The border authorities have focused their efforts on combating smuggling into Britain at Calais, as the potential for using containers is huge – whatever the risks. Nearly half a billion shipping containers are transported around the globe each year.

In some of the few previous documented cases of deaths involving containers, 15 men and three bodies were discovered in Seattle in 2000 after spending a fortnight crossing the Pacific inside a 40ft-long container from Hong Kong.

There have also been incidents of container-related trafficking elsewhere along the west coast of the US in Los Angeles and Long Beach, and also in Vancouver, Canada.

Officials and shipping companies said they were unaware of similar cases in Britain, but an attempted smuggling operation in 2000 left 58 Chinese illegal immigrants dead in the back of a refrigerated lorry.

The Dutch driver Perry Wacker was jailed for 14 years in 2001 after the immigrants suffocated during the six-hour crossing from Zeebrugge in Belgium to Dover.
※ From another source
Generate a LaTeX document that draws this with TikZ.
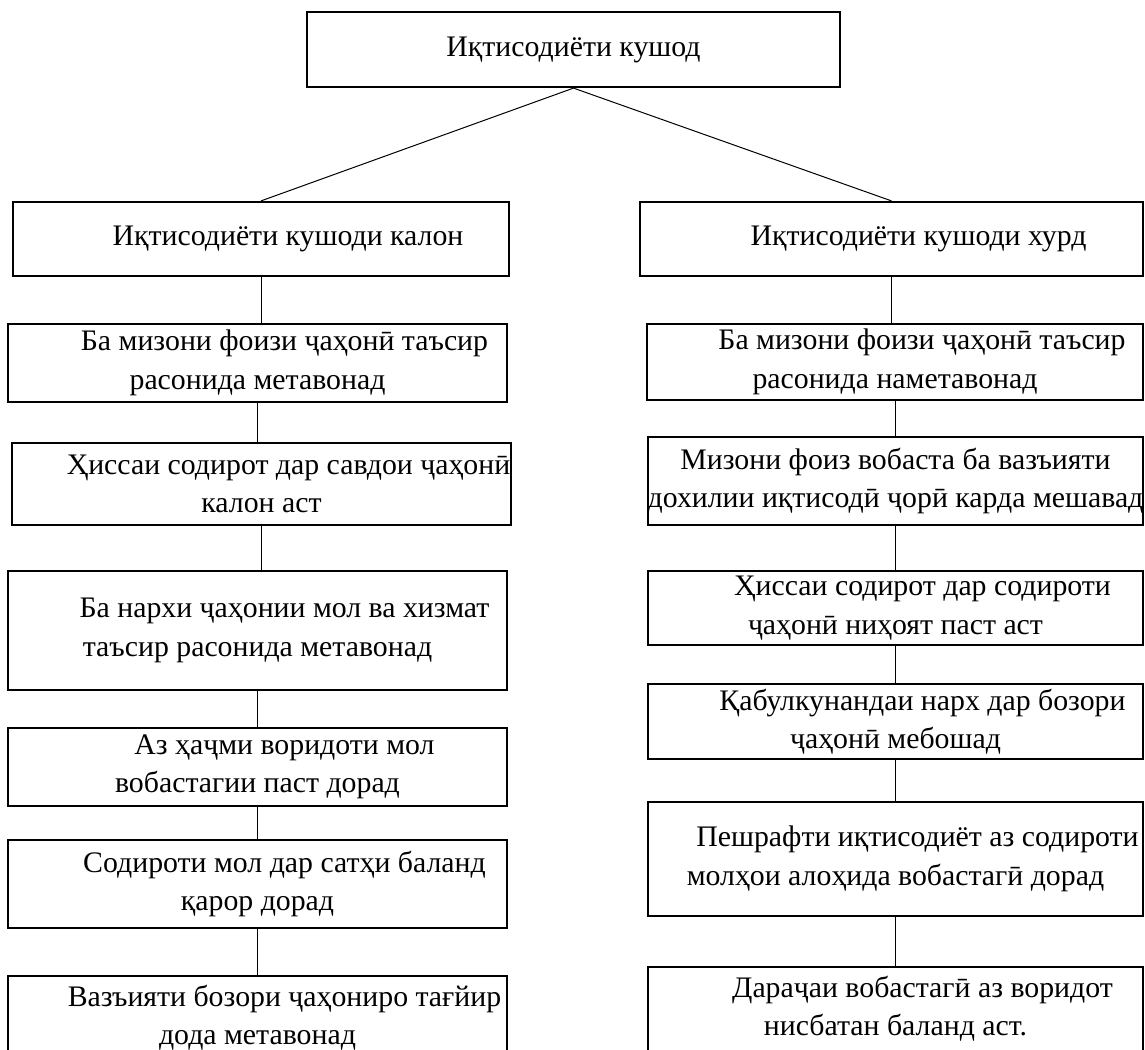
\documentclass[tikz,border=0pt]{standalone}
\usepackage{fontspec}
\setmainfont{Liberation Serif}
\usepackage{tikz}

\begin{document}
\begin{tikzpicture}[x=0.5pt,y=-0.5pt,font=\fontsize{14.9}{19.2}\selectfont,
    every node/.style={shape=rectangle,align=center,inner sep=0pt},
    box/.style={draw,line width=1.1pt},link/.style={line width=0.5pt}]
\useasboundingbox (0,0) rectangle (1145,1049);
\clip (0,0) rectangle (1145,1049);
      \node[box,minimum width=266.5pt,minimum height=37.5pt] (open) at (573.5,49.5) {Иқтисодиёти кушод};
      % left side
      \node[box,minimum width=248pt,minimum height=37pt] (big1) at (261,239) {\hspace*{27pt}Иқтисодиёти кушоди калон};
      \node[box,minimum width=249.5pt,minimum height=39pt] (big2) at (257.5,363) {\hspace*{27pt}Ба мизони фоизи ҷаҳонӣ таъсир\\расонида метавонад};
      \node[box,minimum width=249.5pt,minimum height=41pt] (big3) at (261.5,484) {\hspace*{27pt}Ҳиссаи содирот дар савдои ҷаҳонӣ\\калон аст};
      \node[box,minimum width=249.5pt,minimum height=59.5pt] (big4) at (257.5,630.5) {\hspace*{27pt}Ба нархи ҷаҳонии мол ва хизмат\\таъсир расонида метавонад};
      \node[box,minimum width=249.5pt,minimum height=39pt] (big5) at (257.5,767) {\hspace*{27pt}Аз ҳаҷми воридоти мол\\вобастагии паст дорад};
      \node[box,minimum width=249.5pt,minimum height=44pt] (big6) at (257.5,884) {\hspace*{27pt}Содироти мол дар сатҳи баланд\\қарор дорад};
      \node[box,minimum width=249.5pt,anchor=north,inner ysep=4.5pt,text depth=40pt] (big7) at (257.5,975) {\hspace*{27pt}Вазъияти бозори ҷаҳониро тағйир\\дода метавонад};
      % right side
      \node[box,minimum width=251.5pt,minimum height=37pt] (small1) at (891.5,239) {\hspace*{27pt}Иқтисодиёти кушоди хурд};
      \node[box,minimum width=248pt,minimum height=38pt] (small2) at (895,362) {\hspace*{27pt}Ба мизони фоизи ҷаҳонӣ таъсир\\расонида наметавонад};
      \node[box,minimum width=247.5pt,minimum height=44pt] (small3) at (895.5,481) {Мизони фоиз вобаста ба вазъияти\\дохилии иқтисодӣ ҷорӣ карда мешавад};
      \node[box,minimum width=247.5pt,minimum height=37pt] (small4) at (895.5,608) {\hspace*{27pt}Ҳиссаи содирот дар содироти\\ҷаҳонӣ ниҳоят паст аст};
      \node[box,minimum width=247.5pt,minimum height=37.5pt] (small5) at (895.5,721.5) {\hspace*{27pt}Қабулкунандаи нарх дар бозори\\ҷаҳонӣ мебошад};
      \node[box,minimum width=247.5pt,minimum height=57pt] (small6) at (895.5,859) {\hspace*{22pt}Пешрафти иқтисодиёт аз содироти\\молҳои алоҳида вобастагӣ дорад};
      \node[box,minimum width=247.5pt,anchor=north,inner ysep=4.5pt,text depth=40pt] (small7) at (895.5,966) {\hspace*{27pt}Дараҷаи вобастагӣ аз воридот\\нисбатан баланд аст.};
      % links
      \draw[link] (open.south) -- (big1.north);
      \draw[link] (open.south) -- (small1.north);
      \draw[link] (big1.south) -- (big1.south |- big2.north);
      \draw[link] (big2.south) -- (big2.south |- big3.north);
      \draw[link] (big3.south) -- (big3.south |- big4.north);
      \draw[link] (big4.south) -- (big4.south |- big5.north);
      \draw[link] (big5.south) -- (big5.south |- big6.north);
      \draw[link] (big6.south) -- (big6.south |- big7.north);
      \draw[link] (small1.south) -- (small1.south |- small2.north);
      \draw[link] (small2.south) -- (small2.south |- small3.north);
      \draw[link] (small3.south) -- (small3.south |- small4.north);
      \draw[link] (small4.south) -- (small4.south |- small5.north);
      \draw[link] (small5.south) -- (small5.south |- small6.north);
      \draw[link] (small6.south) -- (small6.south |- small7.north);
\end{tikzpicture}
\end{document}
Fellow defendant Ying Guo was given six years for conspiring to smuggle illegal immigrants into the country.

The court was told that Wacker sealed the fate of his victims by closing the only air vent on the trailer of his lorry before boarding the ferry to avoid them being seen by immigration officials.

The operation was said to have been organised by Chinese gangs, with the cargo worth about £1.2m to them.
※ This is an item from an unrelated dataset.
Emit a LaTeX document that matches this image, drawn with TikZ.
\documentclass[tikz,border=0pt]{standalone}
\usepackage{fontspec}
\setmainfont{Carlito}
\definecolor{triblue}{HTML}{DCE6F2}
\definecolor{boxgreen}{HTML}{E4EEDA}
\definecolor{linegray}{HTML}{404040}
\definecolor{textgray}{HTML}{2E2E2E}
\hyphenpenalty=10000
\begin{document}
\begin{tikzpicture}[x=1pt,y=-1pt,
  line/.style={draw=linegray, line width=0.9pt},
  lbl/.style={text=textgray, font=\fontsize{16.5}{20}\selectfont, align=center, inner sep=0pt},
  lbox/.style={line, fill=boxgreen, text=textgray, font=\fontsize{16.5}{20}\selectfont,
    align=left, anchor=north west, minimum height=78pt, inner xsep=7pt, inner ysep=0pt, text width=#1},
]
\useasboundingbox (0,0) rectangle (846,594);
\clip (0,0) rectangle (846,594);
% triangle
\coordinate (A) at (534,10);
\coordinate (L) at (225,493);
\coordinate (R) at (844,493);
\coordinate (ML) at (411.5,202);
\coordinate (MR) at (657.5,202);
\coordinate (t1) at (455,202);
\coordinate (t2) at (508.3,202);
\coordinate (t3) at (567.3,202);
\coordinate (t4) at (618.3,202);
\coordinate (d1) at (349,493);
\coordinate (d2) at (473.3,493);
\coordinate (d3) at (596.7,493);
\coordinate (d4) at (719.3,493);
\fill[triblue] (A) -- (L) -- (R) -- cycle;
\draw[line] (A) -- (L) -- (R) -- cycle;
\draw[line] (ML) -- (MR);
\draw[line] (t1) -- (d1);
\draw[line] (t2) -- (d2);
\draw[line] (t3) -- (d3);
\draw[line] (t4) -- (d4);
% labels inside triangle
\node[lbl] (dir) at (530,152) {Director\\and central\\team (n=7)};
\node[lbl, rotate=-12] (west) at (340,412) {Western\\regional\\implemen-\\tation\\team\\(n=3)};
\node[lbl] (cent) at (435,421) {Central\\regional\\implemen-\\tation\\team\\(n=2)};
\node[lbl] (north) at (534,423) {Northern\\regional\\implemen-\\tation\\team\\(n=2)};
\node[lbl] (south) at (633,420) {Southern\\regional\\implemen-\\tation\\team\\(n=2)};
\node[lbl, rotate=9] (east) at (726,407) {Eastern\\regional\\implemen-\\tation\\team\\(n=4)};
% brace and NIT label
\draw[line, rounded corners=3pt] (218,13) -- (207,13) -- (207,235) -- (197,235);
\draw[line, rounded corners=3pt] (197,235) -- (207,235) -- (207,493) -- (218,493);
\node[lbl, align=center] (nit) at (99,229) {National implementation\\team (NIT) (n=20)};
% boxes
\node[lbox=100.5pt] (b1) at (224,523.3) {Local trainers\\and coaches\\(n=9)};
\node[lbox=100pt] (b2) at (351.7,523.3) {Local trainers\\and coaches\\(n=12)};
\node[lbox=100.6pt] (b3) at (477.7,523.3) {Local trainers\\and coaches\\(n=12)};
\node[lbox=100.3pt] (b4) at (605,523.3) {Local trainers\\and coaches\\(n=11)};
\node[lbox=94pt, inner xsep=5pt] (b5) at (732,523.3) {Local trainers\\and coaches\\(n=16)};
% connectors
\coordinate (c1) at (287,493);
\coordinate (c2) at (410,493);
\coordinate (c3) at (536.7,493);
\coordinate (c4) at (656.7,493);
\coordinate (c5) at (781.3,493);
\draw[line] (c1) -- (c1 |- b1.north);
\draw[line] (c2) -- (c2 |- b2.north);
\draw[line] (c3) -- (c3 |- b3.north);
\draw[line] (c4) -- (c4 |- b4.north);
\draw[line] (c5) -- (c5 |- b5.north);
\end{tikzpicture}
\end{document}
Immigration minister James Brokenshire said yesterday: “The tragic incident at Tilbury is a reminder of the often devastating human consequences of illegal migration.

“We know that criminal gangs are involved in what amounts to a brutal trade in human lives. We also know that illegal migration is a Europe-wide issue.

“That is why we work closely and collaboratively with law enforcement and port authorities in neighbouring countries to target criminal networks and ensure that the organised gangs behind trafficking and people smuggling can’t operate with impunity,” Mr Brokenshire added.

The National Crime Agency predicted an increased involvement in people smuggling because of the conflict in Syria, instability in Afghanistan, and reduced controls on travel across Europe.